SUPPLIED MATERIAL:
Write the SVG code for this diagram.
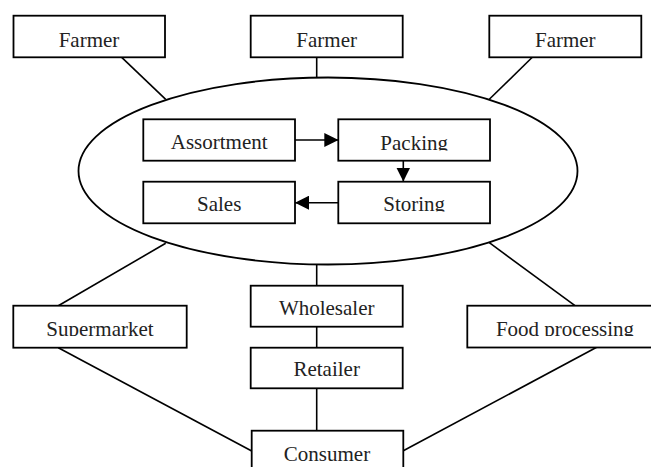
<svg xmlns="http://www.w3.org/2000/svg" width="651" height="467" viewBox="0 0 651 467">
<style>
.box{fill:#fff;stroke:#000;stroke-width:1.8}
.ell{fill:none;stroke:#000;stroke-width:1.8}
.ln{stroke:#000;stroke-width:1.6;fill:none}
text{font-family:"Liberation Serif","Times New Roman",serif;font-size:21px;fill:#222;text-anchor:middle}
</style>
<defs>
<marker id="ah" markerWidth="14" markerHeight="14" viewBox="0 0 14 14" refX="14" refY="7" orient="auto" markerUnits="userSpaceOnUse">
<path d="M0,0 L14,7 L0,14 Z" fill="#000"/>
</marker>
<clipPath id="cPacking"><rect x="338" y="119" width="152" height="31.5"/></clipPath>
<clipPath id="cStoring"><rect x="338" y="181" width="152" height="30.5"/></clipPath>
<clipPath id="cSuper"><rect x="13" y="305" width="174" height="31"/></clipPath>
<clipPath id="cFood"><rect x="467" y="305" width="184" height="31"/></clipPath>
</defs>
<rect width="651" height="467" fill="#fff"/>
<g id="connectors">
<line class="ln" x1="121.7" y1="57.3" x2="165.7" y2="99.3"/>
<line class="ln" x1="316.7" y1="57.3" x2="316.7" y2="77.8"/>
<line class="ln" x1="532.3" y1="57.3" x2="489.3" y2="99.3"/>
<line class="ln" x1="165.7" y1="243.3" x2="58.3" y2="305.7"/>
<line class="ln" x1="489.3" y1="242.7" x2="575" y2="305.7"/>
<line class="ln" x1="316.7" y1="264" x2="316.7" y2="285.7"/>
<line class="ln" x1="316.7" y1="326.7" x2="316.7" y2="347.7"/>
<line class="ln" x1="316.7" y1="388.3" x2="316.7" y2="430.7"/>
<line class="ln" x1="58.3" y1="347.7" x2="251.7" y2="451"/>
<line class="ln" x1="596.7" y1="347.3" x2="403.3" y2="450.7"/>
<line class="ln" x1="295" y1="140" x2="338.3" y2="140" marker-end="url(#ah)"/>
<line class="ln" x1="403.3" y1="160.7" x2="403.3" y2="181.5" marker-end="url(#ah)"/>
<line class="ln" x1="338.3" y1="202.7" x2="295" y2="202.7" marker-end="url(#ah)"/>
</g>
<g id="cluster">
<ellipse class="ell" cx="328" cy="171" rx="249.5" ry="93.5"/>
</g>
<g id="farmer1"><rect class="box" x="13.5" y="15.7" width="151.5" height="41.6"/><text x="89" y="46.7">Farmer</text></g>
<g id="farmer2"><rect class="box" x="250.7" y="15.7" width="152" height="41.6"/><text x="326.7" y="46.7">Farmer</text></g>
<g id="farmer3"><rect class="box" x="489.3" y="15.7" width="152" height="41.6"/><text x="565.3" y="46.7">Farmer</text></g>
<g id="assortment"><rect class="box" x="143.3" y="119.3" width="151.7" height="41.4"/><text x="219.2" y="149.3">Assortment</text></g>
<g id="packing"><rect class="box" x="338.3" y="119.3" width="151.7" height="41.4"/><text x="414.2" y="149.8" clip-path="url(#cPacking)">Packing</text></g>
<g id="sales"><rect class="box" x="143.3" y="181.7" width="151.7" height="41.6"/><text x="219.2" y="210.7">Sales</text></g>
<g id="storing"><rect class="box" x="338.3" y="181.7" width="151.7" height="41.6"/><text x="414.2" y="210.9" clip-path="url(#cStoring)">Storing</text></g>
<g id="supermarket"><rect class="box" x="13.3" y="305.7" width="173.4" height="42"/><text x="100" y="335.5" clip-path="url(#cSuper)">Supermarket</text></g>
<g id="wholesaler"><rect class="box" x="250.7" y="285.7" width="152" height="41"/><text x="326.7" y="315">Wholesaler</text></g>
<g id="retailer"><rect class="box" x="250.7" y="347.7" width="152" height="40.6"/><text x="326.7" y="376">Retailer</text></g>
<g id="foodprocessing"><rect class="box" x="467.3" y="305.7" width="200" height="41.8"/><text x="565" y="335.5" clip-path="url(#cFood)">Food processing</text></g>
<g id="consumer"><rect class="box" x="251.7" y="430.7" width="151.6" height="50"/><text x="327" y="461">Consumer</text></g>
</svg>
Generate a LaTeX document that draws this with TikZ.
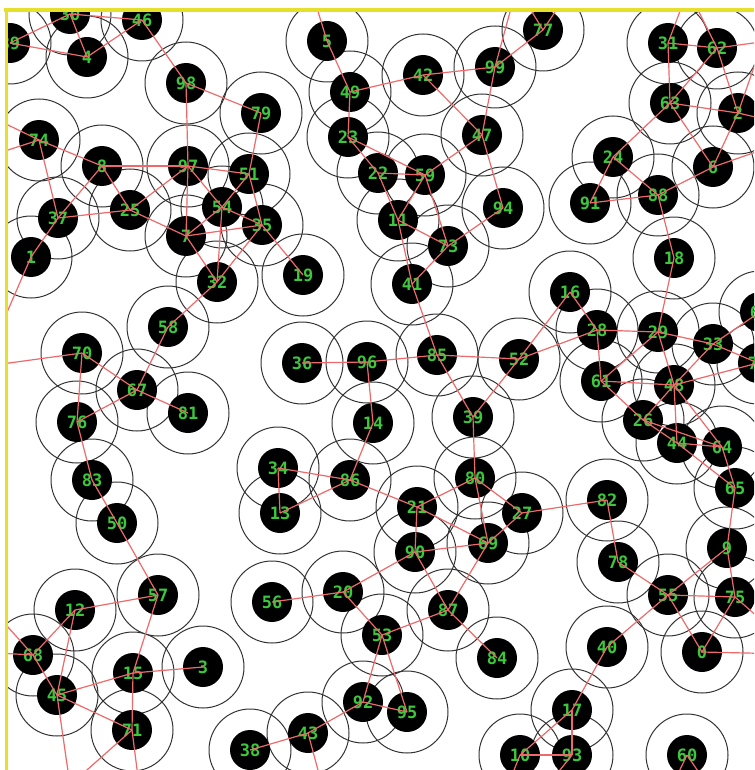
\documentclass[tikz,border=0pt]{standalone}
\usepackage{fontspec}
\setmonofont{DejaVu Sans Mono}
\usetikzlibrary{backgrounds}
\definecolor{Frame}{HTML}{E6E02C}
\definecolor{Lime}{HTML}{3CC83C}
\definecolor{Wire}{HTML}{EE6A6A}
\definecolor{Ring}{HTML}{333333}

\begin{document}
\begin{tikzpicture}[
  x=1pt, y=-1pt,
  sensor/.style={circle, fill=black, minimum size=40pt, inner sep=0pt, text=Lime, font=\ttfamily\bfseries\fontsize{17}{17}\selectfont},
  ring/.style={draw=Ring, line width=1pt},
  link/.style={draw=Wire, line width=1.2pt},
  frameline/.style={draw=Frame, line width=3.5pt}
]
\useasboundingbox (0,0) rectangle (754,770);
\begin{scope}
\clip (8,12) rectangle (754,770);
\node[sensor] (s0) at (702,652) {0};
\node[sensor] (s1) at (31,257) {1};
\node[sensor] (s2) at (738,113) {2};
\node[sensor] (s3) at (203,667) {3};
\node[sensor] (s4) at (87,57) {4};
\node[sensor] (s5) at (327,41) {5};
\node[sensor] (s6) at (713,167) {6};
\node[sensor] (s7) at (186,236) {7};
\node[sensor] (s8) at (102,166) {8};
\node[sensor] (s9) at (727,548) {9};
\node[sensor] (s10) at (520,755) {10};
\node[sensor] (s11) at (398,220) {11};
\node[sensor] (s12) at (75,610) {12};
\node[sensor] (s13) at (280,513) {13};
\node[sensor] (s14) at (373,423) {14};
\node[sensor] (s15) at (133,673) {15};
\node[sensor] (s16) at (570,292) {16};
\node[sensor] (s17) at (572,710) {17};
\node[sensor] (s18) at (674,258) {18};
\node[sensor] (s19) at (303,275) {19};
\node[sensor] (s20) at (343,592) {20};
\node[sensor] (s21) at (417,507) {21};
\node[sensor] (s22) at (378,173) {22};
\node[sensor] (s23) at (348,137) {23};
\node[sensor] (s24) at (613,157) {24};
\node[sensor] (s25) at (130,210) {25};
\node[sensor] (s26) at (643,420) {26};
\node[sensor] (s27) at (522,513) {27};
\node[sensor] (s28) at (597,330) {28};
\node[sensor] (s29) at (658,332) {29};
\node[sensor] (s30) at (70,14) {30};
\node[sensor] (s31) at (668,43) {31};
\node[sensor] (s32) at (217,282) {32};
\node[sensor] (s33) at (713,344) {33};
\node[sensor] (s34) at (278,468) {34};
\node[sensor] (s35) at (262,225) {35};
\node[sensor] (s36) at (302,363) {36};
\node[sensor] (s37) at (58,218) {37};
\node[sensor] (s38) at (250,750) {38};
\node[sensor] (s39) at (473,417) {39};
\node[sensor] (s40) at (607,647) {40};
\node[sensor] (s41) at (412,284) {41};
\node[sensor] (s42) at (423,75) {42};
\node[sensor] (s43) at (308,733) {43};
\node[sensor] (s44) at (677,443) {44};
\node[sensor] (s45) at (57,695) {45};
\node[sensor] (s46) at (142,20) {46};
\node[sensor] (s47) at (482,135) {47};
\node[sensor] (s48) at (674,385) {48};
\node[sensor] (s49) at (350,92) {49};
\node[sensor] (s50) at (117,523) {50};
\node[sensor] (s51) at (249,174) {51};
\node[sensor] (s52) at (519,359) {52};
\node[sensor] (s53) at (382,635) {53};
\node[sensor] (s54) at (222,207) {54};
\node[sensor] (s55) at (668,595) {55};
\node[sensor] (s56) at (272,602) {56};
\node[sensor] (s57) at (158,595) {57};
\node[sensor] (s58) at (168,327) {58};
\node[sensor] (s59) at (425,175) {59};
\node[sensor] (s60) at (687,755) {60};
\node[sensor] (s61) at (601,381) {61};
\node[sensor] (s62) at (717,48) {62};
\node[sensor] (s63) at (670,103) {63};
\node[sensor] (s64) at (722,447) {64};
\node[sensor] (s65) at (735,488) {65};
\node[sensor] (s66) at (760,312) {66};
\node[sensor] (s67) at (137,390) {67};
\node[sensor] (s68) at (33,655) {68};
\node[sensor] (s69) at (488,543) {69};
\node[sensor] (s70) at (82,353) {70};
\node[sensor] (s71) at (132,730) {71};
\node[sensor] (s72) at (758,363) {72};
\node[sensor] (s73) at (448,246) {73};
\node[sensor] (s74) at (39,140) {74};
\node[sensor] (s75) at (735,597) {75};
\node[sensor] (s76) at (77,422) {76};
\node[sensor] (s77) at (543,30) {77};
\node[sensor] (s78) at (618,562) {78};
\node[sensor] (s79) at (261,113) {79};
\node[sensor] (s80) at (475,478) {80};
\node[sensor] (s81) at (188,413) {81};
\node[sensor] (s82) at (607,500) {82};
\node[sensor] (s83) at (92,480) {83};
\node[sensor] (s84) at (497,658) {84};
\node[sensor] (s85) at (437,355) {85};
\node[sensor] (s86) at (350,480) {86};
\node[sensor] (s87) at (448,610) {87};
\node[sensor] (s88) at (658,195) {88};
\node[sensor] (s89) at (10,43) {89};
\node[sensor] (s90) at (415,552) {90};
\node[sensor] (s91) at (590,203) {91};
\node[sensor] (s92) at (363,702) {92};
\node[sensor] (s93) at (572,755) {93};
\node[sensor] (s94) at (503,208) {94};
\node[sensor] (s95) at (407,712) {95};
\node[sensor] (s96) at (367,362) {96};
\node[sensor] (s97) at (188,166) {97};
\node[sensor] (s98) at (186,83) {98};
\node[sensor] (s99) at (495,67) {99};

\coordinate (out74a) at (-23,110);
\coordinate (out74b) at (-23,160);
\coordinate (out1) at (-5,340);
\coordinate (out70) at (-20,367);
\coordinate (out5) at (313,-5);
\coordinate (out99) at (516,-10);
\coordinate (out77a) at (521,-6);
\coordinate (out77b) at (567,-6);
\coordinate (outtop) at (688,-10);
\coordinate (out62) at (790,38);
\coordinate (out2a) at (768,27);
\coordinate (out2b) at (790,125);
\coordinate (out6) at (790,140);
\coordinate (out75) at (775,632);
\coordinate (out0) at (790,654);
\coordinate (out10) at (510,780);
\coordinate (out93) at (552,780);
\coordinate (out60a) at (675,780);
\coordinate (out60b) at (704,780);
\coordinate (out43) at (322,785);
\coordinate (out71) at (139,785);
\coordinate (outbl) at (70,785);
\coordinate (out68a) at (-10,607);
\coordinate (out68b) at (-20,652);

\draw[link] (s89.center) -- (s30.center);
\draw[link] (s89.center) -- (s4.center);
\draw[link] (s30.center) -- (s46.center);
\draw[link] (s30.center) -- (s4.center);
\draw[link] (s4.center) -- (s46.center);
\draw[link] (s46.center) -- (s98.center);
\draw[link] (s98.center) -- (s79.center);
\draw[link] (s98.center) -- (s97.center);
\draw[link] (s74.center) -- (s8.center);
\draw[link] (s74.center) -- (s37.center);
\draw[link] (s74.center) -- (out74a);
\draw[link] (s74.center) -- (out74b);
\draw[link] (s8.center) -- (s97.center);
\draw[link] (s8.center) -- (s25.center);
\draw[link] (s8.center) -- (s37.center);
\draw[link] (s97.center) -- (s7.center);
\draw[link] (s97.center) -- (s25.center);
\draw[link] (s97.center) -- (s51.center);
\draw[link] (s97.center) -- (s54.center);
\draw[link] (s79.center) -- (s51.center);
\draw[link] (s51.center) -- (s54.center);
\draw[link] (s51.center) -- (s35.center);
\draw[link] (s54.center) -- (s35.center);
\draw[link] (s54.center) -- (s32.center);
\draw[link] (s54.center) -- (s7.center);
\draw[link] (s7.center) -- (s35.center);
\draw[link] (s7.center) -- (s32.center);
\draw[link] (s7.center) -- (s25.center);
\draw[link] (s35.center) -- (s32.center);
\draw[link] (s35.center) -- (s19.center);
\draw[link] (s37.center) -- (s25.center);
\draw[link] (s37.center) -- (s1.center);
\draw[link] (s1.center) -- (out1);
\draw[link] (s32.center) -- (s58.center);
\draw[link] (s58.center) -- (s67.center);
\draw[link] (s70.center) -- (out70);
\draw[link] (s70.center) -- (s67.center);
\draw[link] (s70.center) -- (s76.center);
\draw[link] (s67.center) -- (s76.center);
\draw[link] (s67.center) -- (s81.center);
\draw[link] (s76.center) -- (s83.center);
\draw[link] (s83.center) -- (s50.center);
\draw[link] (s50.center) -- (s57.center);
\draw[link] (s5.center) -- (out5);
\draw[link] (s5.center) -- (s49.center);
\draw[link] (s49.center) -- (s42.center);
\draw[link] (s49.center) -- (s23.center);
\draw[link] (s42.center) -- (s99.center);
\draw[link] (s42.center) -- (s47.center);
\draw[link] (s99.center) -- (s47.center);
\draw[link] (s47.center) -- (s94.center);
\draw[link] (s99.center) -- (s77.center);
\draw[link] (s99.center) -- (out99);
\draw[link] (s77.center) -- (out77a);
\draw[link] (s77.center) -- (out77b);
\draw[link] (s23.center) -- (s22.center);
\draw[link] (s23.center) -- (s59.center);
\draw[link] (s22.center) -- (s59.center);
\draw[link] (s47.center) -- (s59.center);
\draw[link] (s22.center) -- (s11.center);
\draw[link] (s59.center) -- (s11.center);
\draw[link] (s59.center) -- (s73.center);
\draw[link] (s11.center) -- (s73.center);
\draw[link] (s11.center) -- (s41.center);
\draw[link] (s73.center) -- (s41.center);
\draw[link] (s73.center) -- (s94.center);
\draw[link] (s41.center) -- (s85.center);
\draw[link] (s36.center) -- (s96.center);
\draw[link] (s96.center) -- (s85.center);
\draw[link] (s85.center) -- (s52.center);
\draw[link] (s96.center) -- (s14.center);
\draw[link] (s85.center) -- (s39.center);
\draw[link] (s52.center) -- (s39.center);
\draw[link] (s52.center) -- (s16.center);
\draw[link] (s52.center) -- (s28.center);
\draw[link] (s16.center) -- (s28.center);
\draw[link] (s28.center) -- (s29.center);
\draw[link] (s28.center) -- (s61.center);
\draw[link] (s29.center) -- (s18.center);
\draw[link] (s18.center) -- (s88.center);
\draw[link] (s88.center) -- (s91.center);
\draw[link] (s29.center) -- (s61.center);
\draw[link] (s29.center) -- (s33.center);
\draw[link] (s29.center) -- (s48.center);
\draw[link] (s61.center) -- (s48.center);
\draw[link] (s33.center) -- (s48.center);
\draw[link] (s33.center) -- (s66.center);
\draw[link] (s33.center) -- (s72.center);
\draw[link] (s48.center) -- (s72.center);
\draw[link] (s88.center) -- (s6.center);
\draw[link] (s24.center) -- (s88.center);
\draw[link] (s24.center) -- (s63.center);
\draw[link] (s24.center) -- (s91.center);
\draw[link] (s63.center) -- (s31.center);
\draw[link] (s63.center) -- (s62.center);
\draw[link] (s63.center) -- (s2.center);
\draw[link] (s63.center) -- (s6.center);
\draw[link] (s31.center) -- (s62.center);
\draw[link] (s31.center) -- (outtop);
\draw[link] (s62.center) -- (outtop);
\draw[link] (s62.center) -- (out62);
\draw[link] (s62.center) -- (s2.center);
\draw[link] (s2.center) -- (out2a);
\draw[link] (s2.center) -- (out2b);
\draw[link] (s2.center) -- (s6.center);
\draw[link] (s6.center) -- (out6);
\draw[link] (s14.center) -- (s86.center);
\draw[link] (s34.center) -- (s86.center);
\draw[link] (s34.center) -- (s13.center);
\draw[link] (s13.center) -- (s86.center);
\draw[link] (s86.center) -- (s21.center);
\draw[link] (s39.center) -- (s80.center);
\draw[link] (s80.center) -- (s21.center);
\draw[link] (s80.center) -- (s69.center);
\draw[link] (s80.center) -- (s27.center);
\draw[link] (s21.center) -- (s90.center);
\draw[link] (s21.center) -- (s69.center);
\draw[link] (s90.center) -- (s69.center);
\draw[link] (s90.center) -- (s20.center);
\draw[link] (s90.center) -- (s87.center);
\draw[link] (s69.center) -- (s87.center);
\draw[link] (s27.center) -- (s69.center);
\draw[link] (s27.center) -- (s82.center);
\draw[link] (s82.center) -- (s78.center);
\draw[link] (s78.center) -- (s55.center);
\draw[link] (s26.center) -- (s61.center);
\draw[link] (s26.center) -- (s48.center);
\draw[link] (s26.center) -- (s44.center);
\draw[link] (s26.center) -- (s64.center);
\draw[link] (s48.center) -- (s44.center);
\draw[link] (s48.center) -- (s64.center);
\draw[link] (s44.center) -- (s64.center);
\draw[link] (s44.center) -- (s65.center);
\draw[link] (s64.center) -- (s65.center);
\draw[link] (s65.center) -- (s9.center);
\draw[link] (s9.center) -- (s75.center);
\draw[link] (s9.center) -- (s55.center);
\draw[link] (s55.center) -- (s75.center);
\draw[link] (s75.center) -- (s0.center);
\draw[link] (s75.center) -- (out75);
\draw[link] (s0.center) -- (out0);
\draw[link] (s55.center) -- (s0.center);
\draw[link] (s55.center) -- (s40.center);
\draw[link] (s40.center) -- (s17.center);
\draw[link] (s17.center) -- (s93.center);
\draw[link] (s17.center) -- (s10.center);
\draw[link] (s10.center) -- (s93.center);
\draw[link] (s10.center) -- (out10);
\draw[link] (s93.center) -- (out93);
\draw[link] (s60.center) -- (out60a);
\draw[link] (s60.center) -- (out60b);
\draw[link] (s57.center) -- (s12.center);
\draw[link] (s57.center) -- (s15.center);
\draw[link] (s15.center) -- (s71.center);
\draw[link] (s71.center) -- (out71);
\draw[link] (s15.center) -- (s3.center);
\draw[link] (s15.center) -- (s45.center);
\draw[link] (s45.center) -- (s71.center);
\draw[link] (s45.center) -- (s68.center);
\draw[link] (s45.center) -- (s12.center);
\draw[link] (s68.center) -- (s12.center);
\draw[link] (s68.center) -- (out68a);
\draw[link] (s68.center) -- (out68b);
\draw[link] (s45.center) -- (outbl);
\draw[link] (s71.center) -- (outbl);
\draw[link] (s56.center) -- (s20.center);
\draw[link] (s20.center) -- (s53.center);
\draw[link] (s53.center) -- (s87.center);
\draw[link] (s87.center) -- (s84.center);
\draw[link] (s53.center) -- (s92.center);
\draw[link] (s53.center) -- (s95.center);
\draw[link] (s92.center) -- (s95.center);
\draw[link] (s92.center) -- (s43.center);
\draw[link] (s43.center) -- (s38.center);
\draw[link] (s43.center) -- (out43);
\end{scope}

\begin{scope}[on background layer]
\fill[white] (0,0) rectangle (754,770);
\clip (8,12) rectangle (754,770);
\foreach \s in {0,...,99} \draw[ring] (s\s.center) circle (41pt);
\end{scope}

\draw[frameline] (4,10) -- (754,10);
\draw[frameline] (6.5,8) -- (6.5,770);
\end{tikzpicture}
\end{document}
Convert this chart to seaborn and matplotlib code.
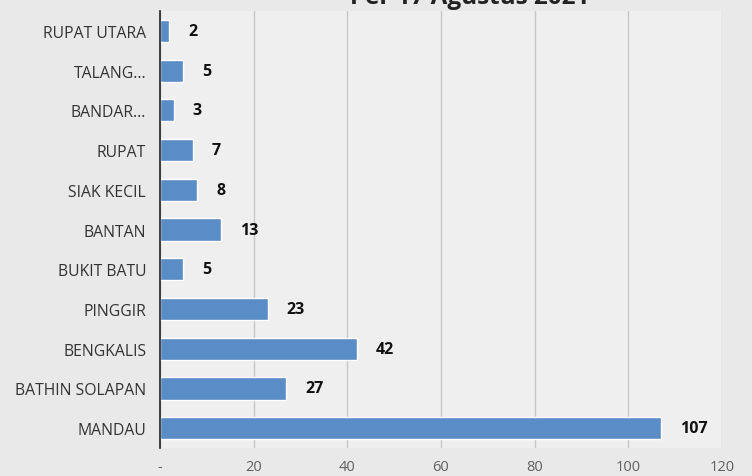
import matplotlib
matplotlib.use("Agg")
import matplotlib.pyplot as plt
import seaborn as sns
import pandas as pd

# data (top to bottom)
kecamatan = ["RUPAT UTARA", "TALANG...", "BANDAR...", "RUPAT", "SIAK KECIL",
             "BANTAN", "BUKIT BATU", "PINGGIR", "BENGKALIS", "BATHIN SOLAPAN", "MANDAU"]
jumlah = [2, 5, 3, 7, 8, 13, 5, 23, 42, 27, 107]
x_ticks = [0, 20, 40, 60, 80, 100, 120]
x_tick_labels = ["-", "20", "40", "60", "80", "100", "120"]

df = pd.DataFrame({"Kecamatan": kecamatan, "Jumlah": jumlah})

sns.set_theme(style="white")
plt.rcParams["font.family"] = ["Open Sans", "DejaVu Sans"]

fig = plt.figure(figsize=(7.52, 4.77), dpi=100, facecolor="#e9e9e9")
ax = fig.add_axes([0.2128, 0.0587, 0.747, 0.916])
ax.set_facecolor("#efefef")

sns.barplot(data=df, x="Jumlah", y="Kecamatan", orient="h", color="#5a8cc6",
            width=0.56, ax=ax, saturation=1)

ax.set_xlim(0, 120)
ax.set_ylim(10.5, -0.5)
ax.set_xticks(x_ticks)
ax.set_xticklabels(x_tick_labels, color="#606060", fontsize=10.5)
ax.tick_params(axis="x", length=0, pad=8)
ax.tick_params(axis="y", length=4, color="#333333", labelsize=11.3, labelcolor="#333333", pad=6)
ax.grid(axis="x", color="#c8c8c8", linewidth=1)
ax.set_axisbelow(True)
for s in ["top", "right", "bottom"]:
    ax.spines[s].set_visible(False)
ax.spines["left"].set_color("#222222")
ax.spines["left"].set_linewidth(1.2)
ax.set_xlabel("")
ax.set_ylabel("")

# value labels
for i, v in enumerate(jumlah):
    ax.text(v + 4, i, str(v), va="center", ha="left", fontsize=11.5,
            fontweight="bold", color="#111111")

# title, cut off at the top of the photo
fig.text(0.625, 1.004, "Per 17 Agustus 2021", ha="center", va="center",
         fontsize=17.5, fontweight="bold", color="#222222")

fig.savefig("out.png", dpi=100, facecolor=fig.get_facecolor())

DESCRIPTION OF THE TASK:
Take out nothing but the lines from the one containing "Convert this chart" to the one containing "width=0.56, ax=ax, saturation=1)", inclusive, retyped exactly. Drop the pictures.

EXERCISE SOLUTION:
Convert this chart to seaborn and matplotlib code.
import matplotlib
matplotlib.use("Agg")
import matplotlib.pyplot as plt
import seaborn as sns
import pandas as pd

# data (top to bottom)
kecamatan = ["RUPAT UTARA", "TALANG...", "BANDAR...", "RUPAT", "SIAK KECIL",
             "BANTAN", "BUKIT BATU", "PINGGIR", "BENGKALIS", "BATHIN SOLAPAN", "MANDAU"]
jumlah = [2, 5, 3, 7, 8, 13, 5, 23, 42, 27, 107]
x_ticks = [0, 20, 40, 60, 80, 100, 120]
x_tick_labels = ["-", "20", "40", "60", "80", "100", "120"]

df = pd.DataFrame({"Kecamatan": kecamatan, "Jumlah": jumlah})

sns.set_theme(style="white")
plt.rcParams["font.family"] = ["Open Sans", "DejaVu Sans"]

fig = plt.figure(figsize=(7.52, 4.77), dpi=100, facecolor="#e9e9e9")
ax = fig.add_axes([0.2128, 0.0587, 0.747, 0.916])
ax.set_facecolor("#efefef")

sns.barplot(data=df, x="Jumlah", y="Kecamatan", orient="h", color="#5a8cc6",
            width=0.56, ax=ax, saturation=1)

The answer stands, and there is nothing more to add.